Nel 1959 nel corso di un festival di danza giapponese, Tatsumi Hijikata coreagrafò Kinjiki, uno spettacolo ispirato e tratto da Colori proibiti di Yukio Mishima. La performance finì con il principale danzatore, Yoshito Ohno, con un pollo vivo fra le gambe. Questo spettacolo è considerato ancora oggi come l’inizio del butoh, o ankoku butoh, una serie di pratiche a metà strada fra danza e spettacolo teatrale che nel corso dei decenni successivi si diffuse anche al di fuori dell’arcipelago giapponese.
Nella giornata di ieri si è diffusa la notizia della morte di Yoshito Ohno, uno degli ultimi grandi esponenti di quest’arte così difficile da descrivere e che non è mai stata codificata o per cui non esistono delle regole precise. Era figlio di Kazuo Ohno e allievo di Tatsumi Hijikata, coloro che durante gli anni sessanta crearono di fatto il butoh, in modi diversi ma capaci di incanalare intensità ed energie come pochi altre arti hanno saputo fare nel dopoguerra giapponese. Gli stessi Guattari e Deleuze vennero attratti durante gli anni ottanta, quando si interessarono all’arcipelago, dal butoh e dal suo peculiare modo di formare agganciamenti e relazioni con l’oscurità dentro e fuori di noi e con il resto del creato.

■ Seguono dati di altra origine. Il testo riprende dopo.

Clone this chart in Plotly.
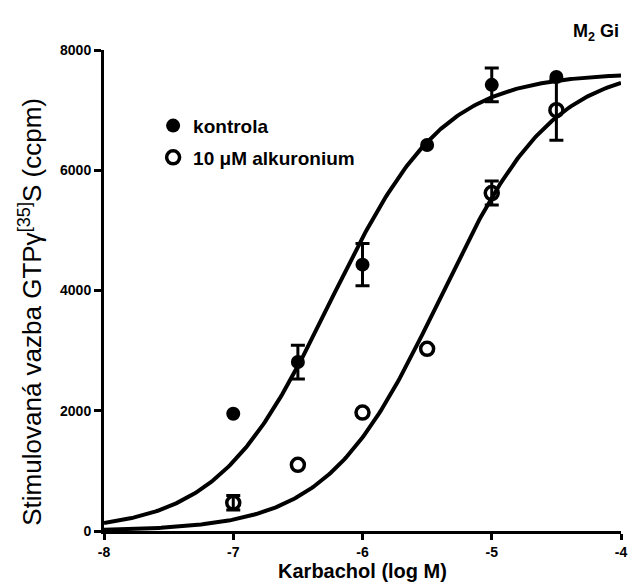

Yoshito aveva 81 anni ma era ancora impegnato in performance in giro per il mondo, aveva quindi continuato l’eredità di suo padre, scomparso nel 2010 a 103 anni, e quella di Hijikata, morto prematuramente nel 1986. L’eredità del butoh, così come fu concepito e soprattutto praticato nel secolo scorso è ancora viva attraverso discepoli o anche grazie a libri e film dedicati al butoh, specialmente con Kazuo Ohno e Hijikata protagonisti, ma è fuori d’ogni dubbio che la morte di Yoshito Ohno segna la fine di un epoca. Con la sua morte scompare l’ultima traccia di quel desiderio di rivolta, rivolta a 360 gradi che doveva per prima cosa far ritornare il corpo alla sua (non)essenza di carne, o viandre come avrebbe detto Artuad, che si compenetrò in maniera così profonda con l’evoluzione e le sperimentazioni artistiche giapponesi dagli anni sessanta in poi.

LA VISITA alla casa e studio di Yokohana durante la quale ebbi il privilegio di intervistare padre e figlio una quindicina di anni or sono, è indicativa di un modo di porsi verso la parola e la comunicazione che tanto rivela di certe qualità del butoh. Con Kazuo Ohno costretto su una sedia a rotelle e quasi incapace di parlare, tutta la coversazione fu portata avanti da un gentilissimo Yoshito, nel suo studio, una sorta di palestra con palchetti di legno. Più che le parole proferite furono i suoi gesti con le mani ed il suo alzarsi in piedi per mimare alcuni passi o far sentire il peso del corpo sul legno del pavimento, a dettare il tono della conversazione e infonderlo di significato.

COME figlio di Kazuo e come allievo di Hijikata, Yoshito ha cercato durante tutta la sua carriera di mettere insieme, o almeno di ibridare, le due diverse personalità che i due danzatori rappresentavano. Come lui stesso ci disse, entrambi nacquero in luoghi del nord, freddi, ma mentre Kazuo Ohno era originario di Hakodate, una cittadina portuale dell’Hokkaido, nel Giappone del nord, e quindi aperto verso il mondo ad influenze esterne, Hijikata nacque nella prefettura di Akita. Un luogo freddo ma soprattutto uno dei meno popolati dell’arcipelago e di quelli che erano al tempo meno urbanizzati, caratteristiche che si rispecchiavano nel suo modo di esprimersi e di coreografare, la danza di Hijikata era spesso chiusura e rattrappimento, quasi una morte per inerzia e gelo. L’importanza di Yoshito Ohno va oltre il suo esser stato parte del butoh degli inizi, è stato infatti importante anche come uno dei maggiori sostenitori dell’eredità artistica di suo padre, nei suoi innumerevoli viaggi all’estero era solito riproporre spettacoli, ma anche tenere conferenze ed incontri riguardo a Kazuo Ohno, figura per cui nutriva un rispetto artistico quasi incondizionato.